Wednesday, January 24, 2007

The thick plottens

It's never simple, is it. After a day of telephone calls, messages and returned calls the situation regarding Lot 31 North Boambee Road may be clearer, or may not, depending on your point of view.

The estate agent knows the person who took aerial photographs in 1994 that formed the basis of the Local Environment Plan (or 'LEP', collated in March 2000 and published in May 2000 - remember those dates!) that delineated the zoning boundaries locally and thus marked the 7A zoning boundary on our plot. It is interesting for two reasons: firstly the Council was working from photographs that were already 6 years old by the time they compiled the LEP. Secondly, the photos from 1994 show that the area within the 7A boundary was covered with eucalyptus trees and was therefore legitimately designated as protected koala habitat. But the same photographer took aerial shots in June 2000 - just a month after the LEP was published - that show the area to have been partially cleared. This suggests that Council have within their possession photographs that clearly show that at or near the time when the LEP was published the zoning of Lot 31 was inaccurate. John Simpson, the estate agent, regards this as useful evidence to put before Council, with the addendum that it's really what the Rural Fire Service (RFS) thinks about things that makes a difference, suggesting that if the RFS agrees that the land clearly isn't koala habitat then the 100m bushfire buffer zone may not apply - and that this would carry a lot of weight with Council.

There's more: John got a call back from the owners who have rather quickly (and mysteriously?) managed to arrange a meeting with the Council tomorrow afternoon to try and bash out the issues on the basis that in 2001 they wrote to the Council to ask for permission to build a house within what is zoned 7A and were given written permission to do so. Now our estate agent was extremely tactful, but even he thought that it might have been useful to have a copy of that correspondence...

It seems that all is not yet lost on the zoning front. If it can be established that the Council and the RFS agree that the zoning has always been inaccurate and the RFS can somehow cast the vote on not/being able to build within the erroneous 7A zone then that issue may just go away without having to go for a full re-zoning appeal at State level, thus saving time, money and probably a lot of stress!

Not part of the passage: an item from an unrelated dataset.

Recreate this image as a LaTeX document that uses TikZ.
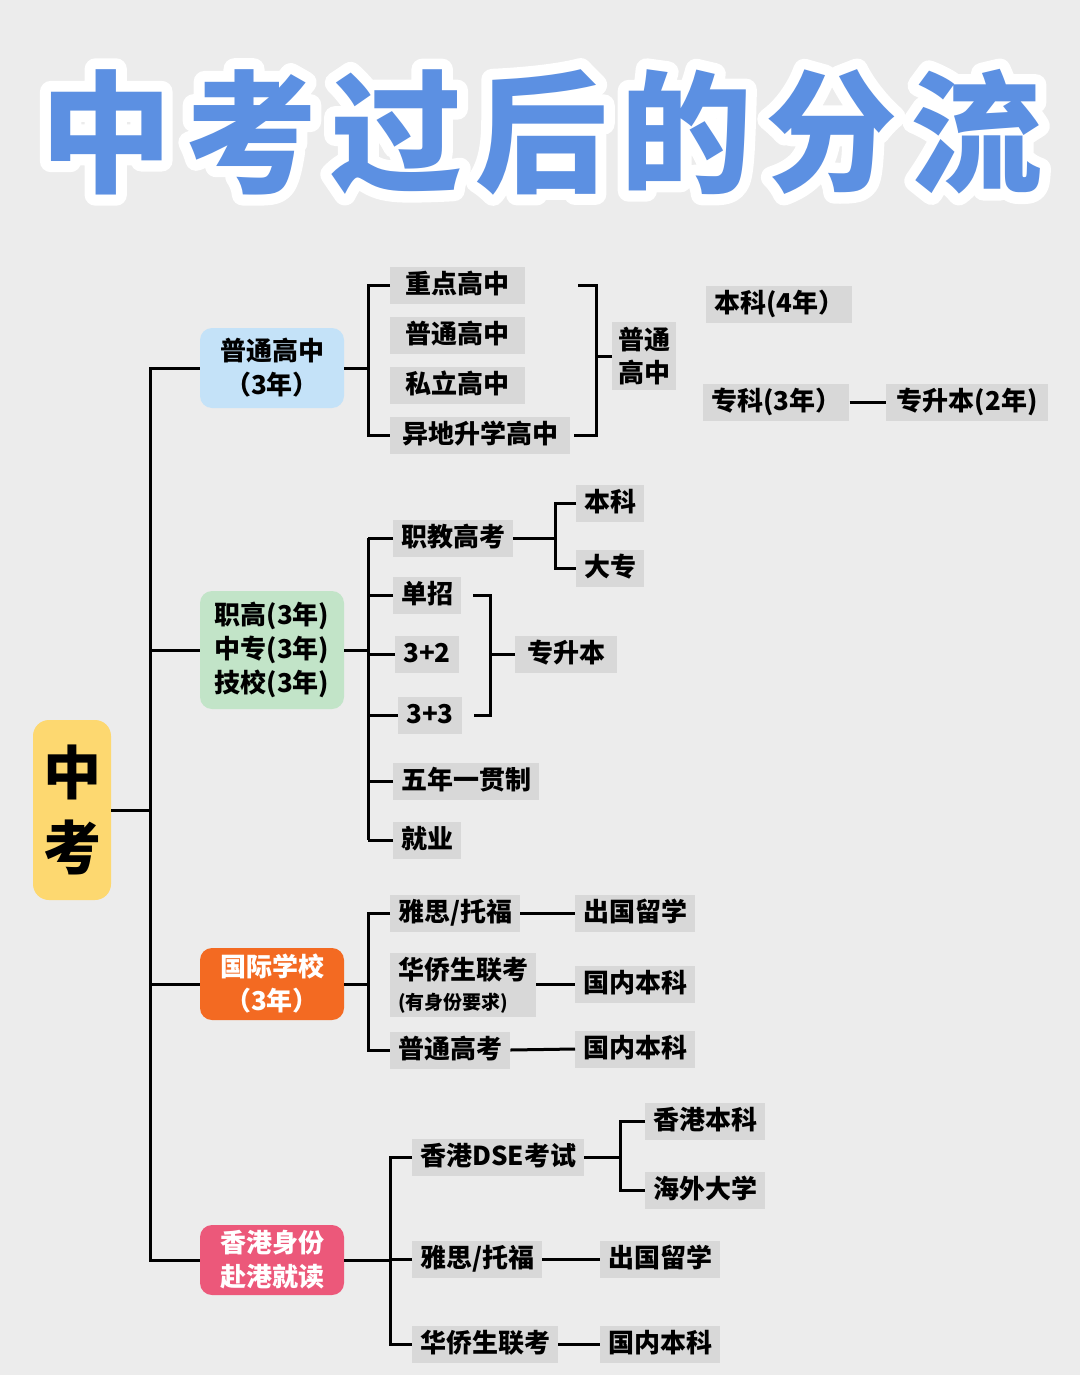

That leaves us with the problem of soil testing, and IF we end up in a situation where the zoning problem has gone away I think we are going to make a case for passing the costs of the soil testing on to the vendors. So any purchase of the land will be contingent on three things: resolving in writing (!) the issues about zoning, getting an all-clear on possible soil contamination, and tidying up the legal loose ends regarding Right of Carriageway on the property, with the help of the surveyor who did the original survey back in 2000/2001. Then, and only then, are we likely to purchase the plot.